* [GIVEN TASK]
Provide the data again in its entirety, exactly as given.

* [MATERIAL]
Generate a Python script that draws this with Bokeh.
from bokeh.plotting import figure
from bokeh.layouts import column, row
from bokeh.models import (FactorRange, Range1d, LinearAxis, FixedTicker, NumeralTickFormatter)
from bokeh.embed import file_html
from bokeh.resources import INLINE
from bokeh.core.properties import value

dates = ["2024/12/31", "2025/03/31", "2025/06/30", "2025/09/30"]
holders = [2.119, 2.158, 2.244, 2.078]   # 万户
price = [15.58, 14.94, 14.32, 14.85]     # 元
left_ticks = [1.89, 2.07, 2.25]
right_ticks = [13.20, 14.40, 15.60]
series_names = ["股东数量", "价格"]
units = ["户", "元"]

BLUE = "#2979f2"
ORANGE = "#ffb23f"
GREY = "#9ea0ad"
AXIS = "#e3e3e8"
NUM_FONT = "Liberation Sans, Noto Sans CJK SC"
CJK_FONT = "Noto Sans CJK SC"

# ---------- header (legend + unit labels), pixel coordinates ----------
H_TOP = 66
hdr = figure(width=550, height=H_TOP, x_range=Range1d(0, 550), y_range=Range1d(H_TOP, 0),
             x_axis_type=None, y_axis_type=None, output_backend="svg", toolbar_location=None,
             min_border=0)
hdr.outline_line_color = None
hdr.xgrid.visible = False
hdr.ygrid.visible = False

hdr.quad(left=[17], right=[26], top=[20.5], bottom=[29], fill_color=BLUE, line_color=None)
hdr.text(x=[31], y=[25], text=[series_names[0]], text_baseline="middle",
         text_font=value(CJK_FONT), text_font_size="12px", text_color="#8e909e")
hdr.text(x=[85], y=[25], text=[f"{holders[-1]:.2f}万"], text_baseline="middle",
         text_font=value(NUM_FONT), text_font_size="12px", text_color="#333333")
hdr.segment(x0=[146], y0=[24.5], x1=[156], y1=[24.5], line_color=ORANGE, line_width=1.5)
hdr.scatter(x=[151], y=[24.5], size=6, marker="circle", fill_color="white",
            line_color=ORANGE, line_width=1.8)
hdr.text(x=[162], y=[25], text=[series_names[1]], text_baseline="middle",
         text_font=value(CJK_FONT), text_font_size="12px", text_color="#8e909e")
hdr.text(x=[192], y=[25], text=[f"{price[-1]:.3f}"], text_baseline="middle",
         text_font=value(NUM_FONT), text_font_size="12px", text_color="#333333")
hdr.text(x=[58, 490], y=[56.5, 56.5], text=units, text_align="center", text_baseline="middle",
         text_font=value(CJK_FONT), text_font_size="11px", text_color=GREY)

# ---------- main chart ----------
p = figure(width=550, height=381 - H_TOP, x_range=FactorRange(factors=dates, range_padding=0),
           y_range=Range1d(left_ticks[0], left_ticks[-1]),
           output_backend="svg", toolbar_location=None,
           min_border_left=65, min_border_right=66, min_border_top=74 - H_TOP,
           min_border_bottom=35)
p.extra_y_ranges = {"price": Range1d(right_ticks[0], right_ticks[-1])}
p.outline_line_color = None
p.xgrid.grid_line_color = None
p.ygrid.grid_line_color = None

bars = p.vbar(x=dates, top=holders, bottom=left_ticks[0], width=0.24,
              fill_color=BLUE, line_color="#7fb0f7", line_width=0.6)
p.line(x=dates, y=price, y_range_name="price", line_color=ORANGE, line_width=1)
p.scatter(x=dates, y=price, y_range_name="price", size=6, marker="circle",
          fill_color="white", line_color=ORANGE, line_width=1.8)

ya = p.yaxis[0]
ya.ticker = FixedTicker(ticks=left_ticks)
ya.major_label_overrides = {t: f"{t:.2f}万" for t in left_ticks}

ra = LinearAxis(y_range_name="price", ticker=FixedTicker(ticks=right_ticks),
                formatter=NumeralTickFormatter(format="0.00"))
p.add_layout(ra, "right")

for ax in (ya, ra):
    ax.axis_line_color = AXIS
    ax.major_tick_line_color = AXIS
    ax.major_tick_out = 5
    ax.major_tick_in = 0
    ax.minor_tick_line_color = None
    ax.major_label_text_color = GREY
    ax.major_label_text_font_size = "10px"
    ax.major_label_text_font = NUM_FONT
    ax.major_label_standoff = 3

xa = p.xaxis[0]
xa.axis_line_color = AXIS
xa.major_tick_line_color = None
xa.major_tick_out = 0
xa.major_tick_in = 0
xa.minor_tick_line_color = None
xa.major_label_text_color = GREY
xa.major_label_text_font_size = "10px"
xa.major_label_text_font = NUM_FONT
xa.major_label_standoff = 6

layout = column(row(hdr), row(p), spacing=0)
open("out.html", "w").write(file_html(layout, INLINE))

* [ANSWER TO THE TASK]
Generate a Python script that draws this with Bokeh.
from bokeh.plotting import figure
from bokeh.layouts import column, row
from bokeh.models import (FactorRange, Range1d, LinearAxis, FixedTicker, NumeralTickFormatter)
from bokeh.embed import file_html
from bokeh.resources import INLINE
from bokeh.core.properties import value

dates = ["2024/12/31", "2025/03/31", "2025/06/30", "2025/09/30"]
holders = [2.119, 2.158, 2.244, 2.078]   # 万户
price = [15.58, 14.94, 14.32, 14.85]     # 元
left_ticks = [1.89, 2.07, 2.25]
right_ticks = [13.20, 14.40, 15.60]
series_names = ["股东数量", "价格"]
units = ["户", "元"]

BLUE = "#2979f2"
ORANGE = "#ffb23f"
GREY = "#9ea0ad"
AXIS = "#e3e3e8"
NUM_FONT = "Liberation Sans, Noto Sans CJK SC"
CJK_FONT = "Noto Sans CJK SC"

# ---------- header (legend + unit labels), pixel coordinates ----------
H_TOP = 66
hdr = figure(width=550, height=H_TOP, x_range=Range1d(0, 550), y_range=Range1d(H_TOP, 0),
             x_axis_type=None, y_axis_type=None, output_backend="svg", toolbar_location=None,
             min_border=0)
hdr.outline_line_color = None
hdr.xgrid.visible = False
hdr.ygrid.visible = False

hdr.quad(left=[17], right=[26], top=[20.5], bottom=[29], fill_color=BLUE, line_color=None)
hdr.text(x=[31], y=[25], text=[series_names[0]], text_baseline="middle",
         text_font=value(CJK_FONT), text_font_size="12px", text_color="#8e909e")
hdr.text(x=[85], y=[25], text=[f"{holders[-1]:.2f}万"], text_baseline="middle",
         text_font=value(NUM_FONT), text_font_size="12px", text_color="#333333")
hdr.segment(x0=[146], y0=[24.5], x1=[156], y1=[24.5], line_color=ORANGE, line_width=1.5)
hdr.scatter(x=[151], y=[24.5], size=6, marker="circle", fill_color="white",
            line_color=ORANGE, line_width=1.8)
hdr.text(x=[162], y=[25], text=[series_names[1]], text_baseline="middle",
         text_font=value(CJK_FONT), text_font_size="12px", text_color="#8e909e")
hdr.text(x=[192], y=[25], text=[f"{price[-1]:.3f}"], text_baseline="middle",
         text_font=value(NUM_FONT), text_font_size="12px", text_color="#333333")
hdr.text(x=[58, 490], y=[56.5, 56.5], text=units, text_align="center", text_baseline="middle",
         text_font=value(CJK_FONT), text_font_size="11px", text_color=GREY)

# ---------- main chart ----------
p = figure(width=550, height=381 - H_TOP, x_range=FactorRange(factors=dates, range_padding=0),
           y_range=Range1d(left_ticks[0], left_ticks[-1]),
           output_backend="svg", toolbar_location=None,
           min_border_left=65, min_border_right=66, min_border_top=74 - H_TOP,
           min_border_bottom=35)
p.extra_y_ranges = {"price": Range1d(right_ticks[0], right_ticks[-1])}
p.outline_line_color = None
p.xgrid.grid_line_color = None
p.ygrid.grid_line_color = None

bars = p.vbar(x=dates, top=holders, bottom=left_ticks[0], width=0.24,
              fill_color=BLUE, line_color="#7fb0f7", line_width=0.6)
p.line(x=dates, y=price, y_range_name="price", line_color=ORANGE, line_width=1)
p.scatter(x=dates, y=price, y_range_name="price", size=6, marker="circle",
          fill_color="white", line_color=ORANGE, line_width=1.8)

ya = p.yaxis[0]
ya.ticker = FixedTicker(ticks=left_ticks)
ya.major_label_overrides = {t: f"{t:.2f}万" for t in left_ticks}

ra = LinearAxis(y_range_name="price", ticker=FixedTicker(ticks=right_ticks),
                formatter=NumeralTickFormatter(format="0.00"))
p.add_layout(ra, "right")

for ax in (ya, ra):
    ax.axis_line_color = AXIS
    ax.major_tick_line_color = AXIS
    ax.major_tick_out = 5
    ax.major_tick_in = 0
    ax.minor_tick_line_color = None
    ax.major_label_text_color = GREY
    ax.major_label_text_font_size = "10px"
    ax.major_label_text_font = NUM_FONT
    ax.major_label_standoff = 3

xa = p.xaxis[0]
xa.axis_line_color = AXIS
xa.major_tick_line_color = None
xa.major_tick_out = 0
xa.major_tick_in = 0
xa.minor_tick_line_color = None
xa.major_label_text_color = GREY
xa.major_label_text_font_size = "10px"
xa.major_label_text_font = NUM_FONT
xa.major_label_standoff = 6

layout = column(row(hdr), row(p), spacing=0)
open("out.html", "w").write(file_html(layout, INLINE))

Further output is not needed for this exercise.